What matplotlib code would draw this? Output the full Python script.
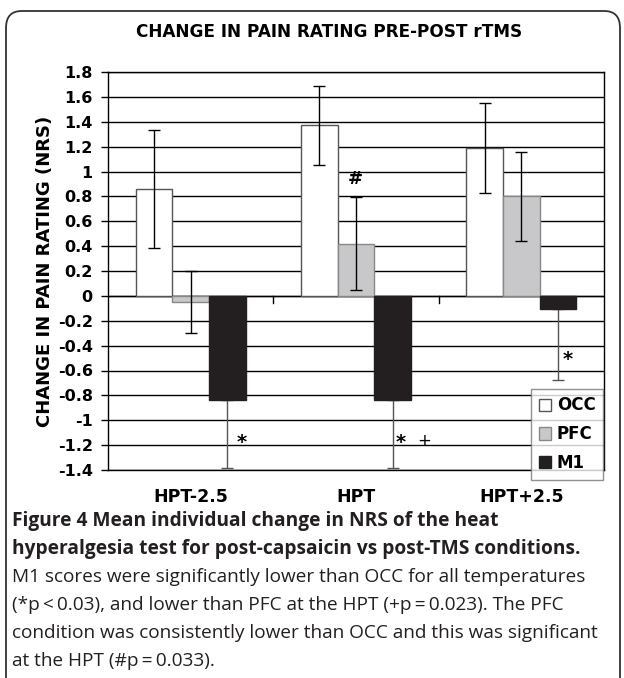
import numpy as np
import matplotlib.pyplot as plt
from matplotlib.patches import FancyBboxPatch

# data
categories = ['HPT-2.5', 'HPT', 'HPT+2.5']
groups = ['OCC', 'PFC', 'M1']
occ = [0.86, 1.37, 1.19]
pfc = [-0.05, 0.42, 0.80]
m1 = [-0.84, -0.84, -0.107]
occ_err = [0.475, 0.315, 0.36]
pfc_err = [0.25, 0.375, 0.36]
m1_err = [0.54, 0.54, 0.57]
yticks = np.round(np.arange(-1.4, 1.81, 0.2), 1)

W, H = 624, 678
fig = plt.figure(figsize=(W / 100, H / 100), dpi=100)

# rounded frame around everything
frame = FancyBboxPatch((6 / W, -0.05), 614 / W, (H - 11) / H + 0.05,
                       boxstyle="round,pad=0,rounding_size=0.025",
                       transform=fig.transFigure, fc='none', ec='#333333',
                       lw=1.3, clip_on=False)
fig.patches.append(frame)

ax = fig.add_axes([108 / W, 1 - 470 / H, 496 / W, 398 / H])

x = np.arange(len(categories))
bw = 0.222
cols = ['white', '#c8c8ca', '#231f20']
edges = ['#555555', '#888888', '#231f20']
vals = [occ, pfc, m1]

for i, (v, c, e, name) in enumerate(zip(vals, cols, edges, groups)):
    ax.bar(x + (i - 1) * bw, v, bw, color=c, edgecolor=e, linewidth=1.0,
           label=name, zorder=3)

# error bars (M1 only shown downward)
ax.errorbar(x - bw, occ, yerr=occ_err, fmt='none', ecolor='black',
            elinewidth=1, capsize=4, capthick=1, zorder=4)
ax.errorbar(x, pfc, yerr=pfc_err, fmt='none', ecolor='black',
            elinewidth=1, capsize=4, capthick=1, zorder=4)
ax.errorbar(x + bw, m1, yerr=[m1_err, np.zeros(3)], fmt='none',
            ecolor='#555555', elinewidth=1, capsize=4, capthick=1, zorder=2)

# significance marks
ax.text(0.997, 0.94, '#', ha='center', va='center', fontsize=13,
        fontweight='bold', zorder=5)
ax.text(0.31, -1.18, '*', ha='center', va='center', fontsize=14,
        fontweight='bold', zorder=5)
ax.text(1.27, -1.18, '*', ha='center', va='center', fontsize=14,
        fontweight='bold', zorder=5)
ax.text(1.41, -1.17, '+', ha='center', va='center', fontsize=12, zorder=5)
ax.text(2.28, -0.51, '*', ha='center', va='center', fontsize=14,
        fontweight='bold', zorder=5)

ax.set_xlim(-0.5, 2.5)
ax.set_ylim(-1.4, 1.8)
ax.set_yticks(yticks)
ax.set_yticklabels(['0' if t == 0 else ('%g' % t) for t in yticks],
                   fontsize=11.5, fontweight='bold')
ax.yaxis.grid(True, color='black', lw=1, zorder=0)
ax.tick_params(axis='y', length=5, width=1, direction='out', pad=6)
for s in ax.spines.values():
    s.set_color('black')
    s.set_linewidth(1)

# category axis drawn at zero
ax.axhline(0, color='black', lw=1, zorder=1)
ax.set_xticks([])
for b in [0.5, 1.5]:
    ax.plot([b, b], [0, -0.06], color='black', lw=1, zorder=1)
for i, c in enumerate(categories):
    ax.text(i, -1.615, c, ha='center', va='center', fontsize=12.5,
            fontweight='bold')

ax.set_ylabel('CHANGE IN PAIN RATING (NRS)', fontsize=13, fontweight='bold',
              labelpad=3)

fig.text(329 / W, 1 - 32 / H, 'CHANGE IN PAIN RATING PRE-POST rTMS',
         ha='center', va='center', fontsize=12.2, fontweight='bold')

leg = ax.legend(loc='upper left', bbox_to_anchor=(531 / W, 1 - 389 / H),
                bbox_transform=fig.transFigure, fontsize=12, frameon=True,
                fancybox=False, edgecolor='#777777', handlelength=0.75,
                handleheight=0.75, labelspacing=0.65, borderpad=0.45,
                handletextpad=0.35, borderaxespad=0)
for t in leg.get_texts():
    t.set_fontweight('bold')
leg.get_frame().set_linewidth(1)

cap = 'Open Sans'
fig.text(12 / W, 1 - 521 / H,
         'Figure 4 Mean individual change in NRS of the heat',
         ha='left', va='center', fontsize=13.8, fontweight='bold',
         family=cap, color='#231f20')
fig.text(12 / W, 1 - 549 / H,
         'hyperalgesia test for post-capsaicin vs post-TMS conditions.',
         ha='left', va='center', fontsize=13.8, fontweight='bold',
         family=cap, color='#231f20')
lines = ['M1 scores were significantly lower than OCC for all temperatures',
         '(*p\u2009<\u20090.03), and lower than PFC at the HPT (+p\u2009=\u20090.023). The PFC',
         'condition was consistently lower than OCC and this was significant',
         'at the HPT (#p\u2009=\u20090.033).']
for k, ln in enumerate(lines):
    fig.text(12 / W, 1 - (577 + 28 * k) / H, ln, ha='left', va='center',
             fontsize=13.7, family=[cap, 'DejaVu Sans'], color='#231f20')

fig.savefig('out.png', dpi=100)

§ **INSTRUCTIONS TO FOLLOW**
Repeat, with no pictures, each line from the beginning of the data through the line containing "ax = fig.add_axes([108", inclusive.

§ **SOLVED EXERCISE**
What matplotlib code would draw this? Output the full Python script.
import numpy as np
import matplotlib.pyplot as plt
from matplotlib.patches import FancyBboxPatch

# data
categories = ['HPT-2.5', 'HPT', 'HPT+2.5']
groups = ['OCC', 'PFC', 'M1']
occ = [0.86, 1.37, 1.19]
pfc = [-0.05, 0.42, 0.80]
m1 = [-0.84, -0.84, -0.107]
occ_err = [0.475, 0.315, 0.36]
pfc_err = [0.25, 0.375, 0.36]
m1_err = [0.54, 0.54, 0.57]
yticks = np.round(np.arange(-1.4, 1.81, 0.2), 1)

W, H = 624, 678
fig = plt.figure(figsize=(W / 100, H / 100), dpi=100)

# rounded frame around everything
frame = FancyBboxPatch((6 / W, -0.05), 614 / W, (H - 11) / H + 0.05,
                       boxstyle="round,pad=0,rounding_size=0.025",
                       transform=fig.transFigure, fc='none', ec='#333333',
                       lw=1.3, clip_on=False)
fig.patches.append(frame)

ax = fig.add_axes([108 / W, 1 - 470 / H, 496 / W, 398 / H])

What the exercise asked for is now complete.